Di idee se ne possono aggiungere ancora, ma è necessario che tutti gli interventi convergano ad un unico fine, quello di trasformare il nostro “non luogo” in “luogo”, cioè in un posto dove gli elementi “forti”, quelli che diventano riferimento di orientamento e identificazione, non siano i centri commerciali, le rotatorie, le discoteche, i delfinari, i luna park o gli outlet, ma le piazze, i parchi, i monumenti, il museo, il teatro, la biblioteca.

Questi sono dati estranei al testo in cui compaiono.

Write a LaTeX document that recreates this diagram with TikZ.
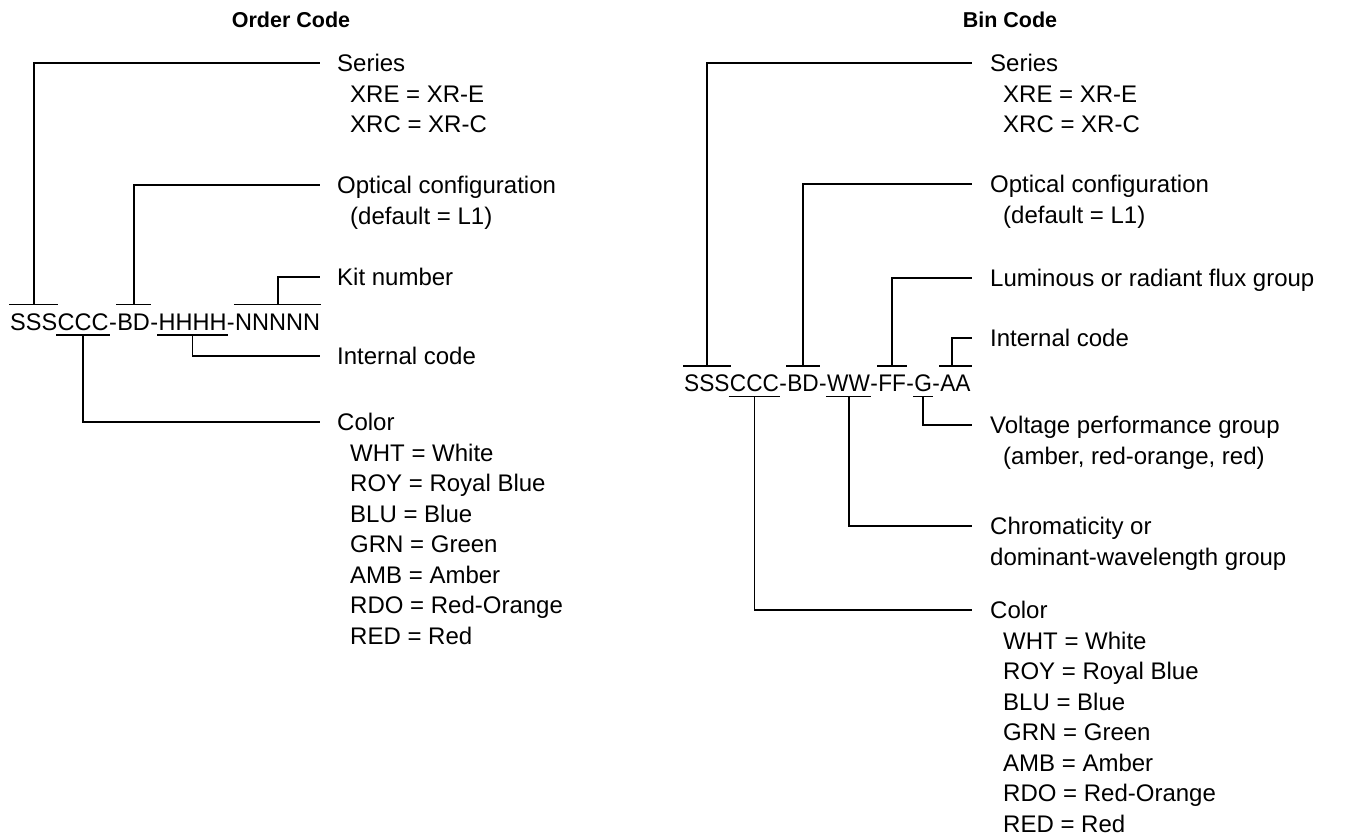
\documentclass[tikz,border=0pt]{standalone}
\usepackage{graphicx}
\usepackage{fontspec}
\setmainfont{Liberation Sans}
\newcommand{\lcseg}[1]{\scalebox{0.98}[1]{#1}}
\newcommand{\rcseg}[1]{\scalebox{0.944}[1]{#1}}
\tikzset{
  lbl/.style={anchor=west, inner sep=0pt, text height=17pt, text depth=0pt, font=\fontsize{24}{29}\selectfont},
  seg/.style={anchor=base west, inner sep=0pt, font=\fontsize{24}{29}\selectfont},
  ttl/.style={anchor=center, inner sep=0pt, font=\fontsize{21.5}{26}\selectfont\bfseries},
  conn/.style={line width=1.9pt, line cap=butt},
  bar/.style={line width=1.9pt}
}
\begin{document}
\begin{tikzpicture}[x=1pt,y=-1pt]
\useasboundingbox (0,0) rectangle (1354,838);
% titles
\node[ttl] (t1) at (291,20) {Order Code};
\node[ttl] (t2) at (1010,20) {Bin Code};
% ---------------- left: order code
\node[seg] (s1) at (10,330) {\lcseg{SSS}};
\node[seg] (c1) at (s1.base east) {\lcseg{CCC}};
\node[seg] (m1) at (c1.base east) {\lcseg{-}};
\node[seg] (b1) at (m1.base east) {\lcseg{BD}};
\node[seg] (m2) at (b1.base east) {\lcseg{-}};
\node[seg] (h1) at (m2.base east) {\lcseg{HHHH}};
\node[seg] (m3) at (h1.base east) {\lcseg{-}};
\node[seg] (n1) at (m3.base east) {\lcseg{NNNNN}};
\coordinate (ob) at (0,304.5);
\coordinate (ub) at (0,335);
\foreach \n in {s1,b1,n1} \draw[bar] ([xshift=-1pt]\n.west |- ob) -- ([xshift=1pt]\n.east |- ob);
\foreach \n in {c1,h1} \draw[bar] ([xshift=-1pt]\n.west |- ub) -- ([xshift=1pt]\n.east |- ub);
% labels left
\node[lbl] (lser) at (337,63) {Series};
\node[lbl] (lser1) at (350,93.5) {XRE = XR-E};
\node[lbl] (lser2) at (350,124) {XRC = XR-C};
\node[lbl] (lopt) at (337,185) {Optical configuration};
\node[lbl] (lopt1) at (350,215.5) {(default = L1)};
\node[lbl] (lkit) at (337,277) {Kit number};
\node[lbl] (lint) at (337,356) {Internal code};
\node[lbl] (lcol) at (337,422) {Color};
\foreach \t [count=\i] in {WHT = White, ROY = Royal Blue, BLU = Blue, GRN = Green, AMB = Amber, RDO = Red-Orange, RED = Red}
  \node[lbl] (lcol\i) at (350,422+30.5*\i) {\t};
% connectors left
\draw[conn] (s1 |- ob) |- ([xshift=-17pt]lser.west);
\draw[conn] (b1 |- ob) |- ([xshift=-17pt]lopt.west);
\draw[conn] (n1 |- ob) |- ([xshift=-17pt]lkit.west);
\draw[conn] (h1 |- ub) |- ([xshift=-17pt]lint.west);
\draw[conn] (c1 |- ub) |- ([xshift=-17pt]lcol.west);
% ---------------- right: bin code
\node[seg] (s2) at (684,391) {\rcseg{SSS}};
\node[seg] (c2) at (s2.base east) {\rcseg{CCC}};
\node[seg] (p1) at (c2.base east) {\rcseg{-}};
\node[seg] (b2) at (p1.base east) {\rcseg{BD}};
\node[seg] (p2) at (b2.base east) {\rcseg{-}};
\node[seg] (w2) at (p2.base east) {\rcseg{WW}};
\node[seg] (p3) at (w2.base east) {\rcseg{-}};
\node[seg] (f2) at (p3.base east) {\rcseg{FF}};
\node[seg] (p4) at (f2.base east) {\rcseg{-}};
\node[seg] (g2) at (p4.base east) {\rcseg{G}};
\node[seg] (p5) at (g2.base east) {\rcseg{-}};
\node[seg] (a2) at (p5.base east) {\rcseg{AA}};
\coordinate (ob2) at (0,366);
\coordinate (ub2) at (0,396.5);
\foreach \n in {s2,b2,f2,a2} \draw[bar] ([xshift=-1pt]\n.west |- ob2) -- ([xshift=1pt]\n.east |- ob2);
\foreach \n in {c2,w2,g2} \draw[bar] ([xshift=-1pt]\n.west |- ub2) -- ([xshift=1pt]\n.east |- ub2);
% labels right
\node[lbl] (rser) at (990,63) {Series};
\node[lbl] (rser1) at (1003,93.5) {XRE = XR-E};
\node[lbl] (rser2) at (1003,124) {XRC = XR-C};
\node[lbl] (ropt) at (990,184) {Optical configuration};
\node[lbl] (ropt1) at (1003,214.5) {(default = L1)};
\node[lbl] (rflx) at (990,278) {Luminous or radiant flux group};
\node[lbl] (rint) at (990,338) {Internal code};
\node[lbl] (rvol) at (990,425) {Voltage performance group};
\node[lbl] (rvol1) at (1003,455.5) {(amber, red-orange, red)};
\node[lbl] (rchr) at (990,526) {Chromaticity or};
\node[lbl] (rchr1) at (990,556.5) {dominant-wavelength group};
\node[lbl] (rcol) at (990,610) {Color};
\foreach \t [count=\i] in {WHT = White, ROY = Royal Blue, BLU = Blue, GRN = Green, AMB = Amber, RDO = Red-Orange, RED = Red}
  \node[lbl] (rcol\i) at (1003,610+30.5*\i) {\t};
% connectors right
\draw[conn] (s2 |- ob2) |- ([xshift=-18pt]rser.west);
\draw[conn] (b2 |- ob2) |- ([xshift=-18pt]ropt.west);
\draw[conn] (f2 |- ob2) |- ([xshift=-18pt]rflx.west);
\draw[conn] ([xshift=-3pt]a2.center |- ob2) |- ([xshift=-18pt]rint.west);
\draw[conn] (g2 |- ub2) |- ([xshift=-18pt]rvol.west);
\draw[conn] (w2 |- ub2) |- ([xshift=-18pt]rchr.west);
\draw[conn] (c2 |- ub2) |- ([xshift=-18pt]rcol.west);
\end{tikzpicture}
\end{document}
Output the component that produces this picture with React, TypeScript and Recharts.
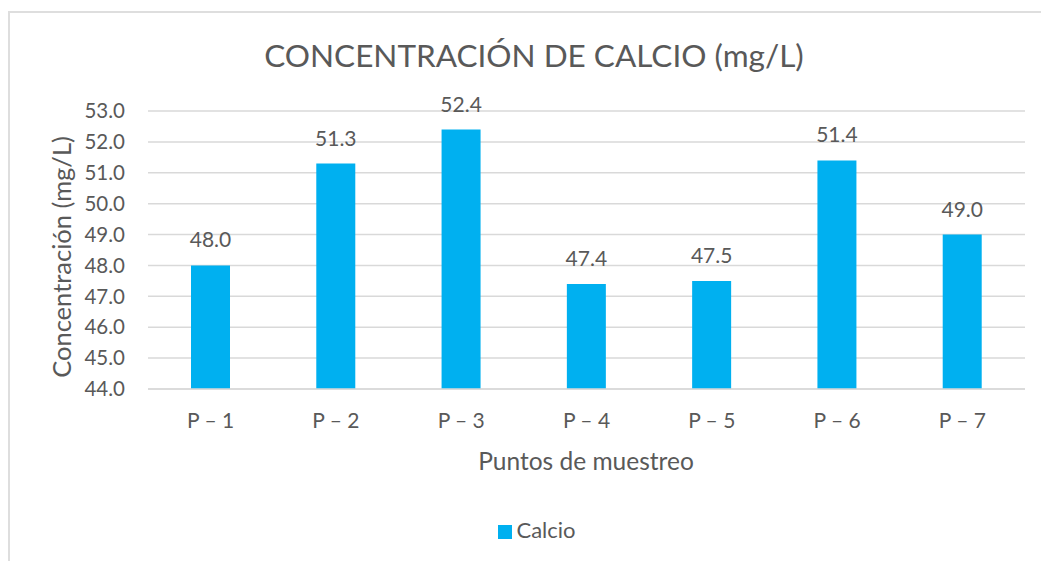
import { BarChart, Bar, XAxis, YAxis, CartesianGrid, Legend, LabelList } from 'recharts'

const puntos = ['P – 1', 'P – 2', 'P – 3', 'P – 4', 'P – 5', 'P – 6', 'P – 7']
const calcio = [48.0, 51.3, 52.4, 47.4, 47.5, 51.4, 49.0]
const yTicks = [44, 45, 46, 47, 48, 49, 50, 51, 52, 53]

const data = puntos.map((p, i) => ({ punto: p, calcio: calcio[i] }))

const FONT = 'Lato, "Open Sans", sans-serif'
const GREY = '#595959'

export default function App() {
  return (
    <div style={{ position: 'relative', width: 1041, height: 561, overflow: 'hidden', fontFamily: FONT }}>
      <style>{`body{margin:0;overflow:hidden}`}</style>
      <div
        style={{
          position: 'absolute',
          left: 8,
          top: 11,
          width: 1100,
          height: 600,
          border: '2px solid #dedede',
        }}
      />
      <div
        style={{
          position: 'absolute',
          left: 0,
          width: 1068,
          top: 35,
          textAlign: 'center',
          fontSize: 31.5,
          color: GREY,
          lineHeight: '40px',
        }}
      >
        CONCENTRACIÓN DE CALCIO (mg/L)
      </div>
      <div style={{ position: 'absolute', left: 0, top: 0 }}>
        <BarChart
          width={1072}
          height={561}
          data={data}
          margin={{ top: 111, right: 47, bottom: 116, left: 0 }}
          style={{ fontFamily: FONT }}
        >
          <CartesianGrid vertical={false} stroke="#d9d9d9" strokeWidth={1.5} />
          <XAxis
            dataKey="punto"
            height={30}
            interval={0}
            axisLine={{ stroke: '#d9d9d9', strokeWidth: 1.5 }}
            tickLine={false}
            tickMargin={18}
            tick={{ fill: GREY, fontSize: 21 }}
            label={{
              content: () => (
                <text x={586} y={470} textAnchor="middle" fill={GREY} fontSize={24.5}>
                  Puntos de muestreo
                </text>
              ),
            }}
          />
          <YAxis
            width={148}
            domain={[44, 53]}
            ticks={yTicks}
            interval={0}
            axisLine={false}
            tickLine={false}
            tickMargin={17}
            tick={{ fill: GREY, fontSize: 20.5 }}
            tickFormatter={(v: number) => v.toFixed(1)}
            label={{
              content: () => (
                <text
                  x={71}
                  y={257}
                  transform="rotate(-90 71 257)"
                  textAnchor="middle"
                  fill={GREY}
                  fontSize={25.5}
                >
                  Concentración (mg/L)
                </text>
              ),
            }}
          />
          <Legend
            verticalAlign="bottom"
            iconType="square"
            iconSize={14}
            wrapperStyle={{ top: 517, left: 6, width: 1072, fontSize: 22, lineHeight: '26px' }}
            formatter={(value) => <span style={{ color: GREY }}>{value}</span>}
          />
          <Bar dataKey="calcio" name="Calcio" fill="#00B0F0" barSize={39} isAnimationActive={false}>
            <LabelList
              dataKey="calcio"
              position="top"
              offset={18}
              fill={GREY}
              fontSize={21}
              formatter={(v: any) => Number(v).toFixed(1)}
            />
          </Bar>
        </BarChart>
      </div>
    </div>
  )
}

Spero con questo mio intervento di aver dimostrato che l’analisi del territorio è il primo passo per portare avanti qualunque programma politico. E l’analisi non è mai neutra, ma fortemente influenzata dall’etica e dai valori che la qualificano. La mia, è influenzata dalla scelta di tenere sempre come cartina al tornasole le esigenze del cittadino più fragile, perché se una risoluzione va bene per lui, allora va bene per tutti.